Un petit pont, un crochet, un grand pont, une mystification, tout cela c’est l’âme du foot. C’est le plaisir fondamental du jeu, la joie que l’on fait éprouver au spectateur ou alors la colère, laquelle fait partie du jeu. Mais cela reste un pilier de ce sport. Sans joueurs comme Neymar, on s’emmerderait dans les stades. On aurait affaire à des machines athlétiques capables de courir sans fin et de nous forcer à nous endormir à force de manquer d’imagination et d’inventivité. Oui, Neymar est insupportable quand il simule mais pas quand il joue sur ses qualités. Pas quand il rappelle aux défenseurs que la loi du football est simple : l’attaquant, c’est le roi, le faiseur de beau spectacle, le créateur d’émotion, celui qui a le droit d’humilier l’adversaire par une feinte.

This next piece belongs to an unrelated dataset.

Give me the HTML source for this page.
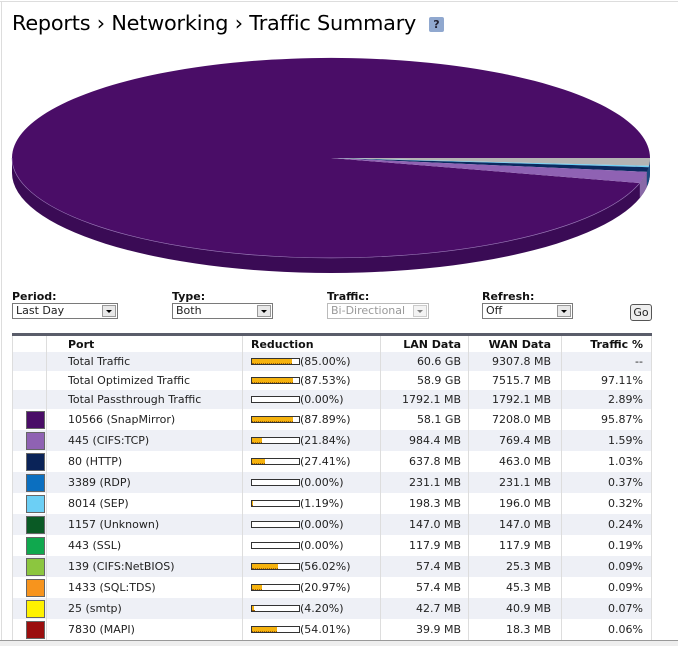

Alors, trouver des excuses au bourrin qui l’a blessé, un bhim tunisien qui ne mérite même pas d’être nommé, c’est montrer à quel point on manque de culture footballistique. Ce n’est d’ailleurs pas nouveau. En 1987, le journaliste du quotidien Le Monde qui avait couvert la finale Porto-Bayern de Munich (Coupe des clubs champions), n’avait guère éprouvé d’enthousiasme face au but talonné de Madjer (le foot, c’est sérieux, la fantaisie ça va un moment, faut se concentrer sur les stats…). Idem, il y a un ou deux ans, quand un joueur de Rennes, N’tep si je me souviens bien, s’est retrouvé seul devant la cage adverse : il s’est alors mis à genoux et, rigolard, a marqué de la tête. N’importe quel fan de football a compris le geste. Qui n’a pas essayé de le faire en jouant contre les copains ou de parfaits inconnus ? Oui, mais voilà, la cohorte entraîneurs-consultants-journalistes n’a pas aimé. « Manque de respect » pour l’adversaire ont-ils hurlé. C’est cette mentalité qui fait que la France n’est pas une grande nation « complète » du football. C’est cette mentalité qui fait trouver des excuses à un joueur médiocre pour qui la seule manière de faire parler de soi, c’est de casser plus talentueux que lui.

(*) Par Chérif Ghemmour, mercredi 18 juillet 2018 (papier disponible sur le site sofoot.com).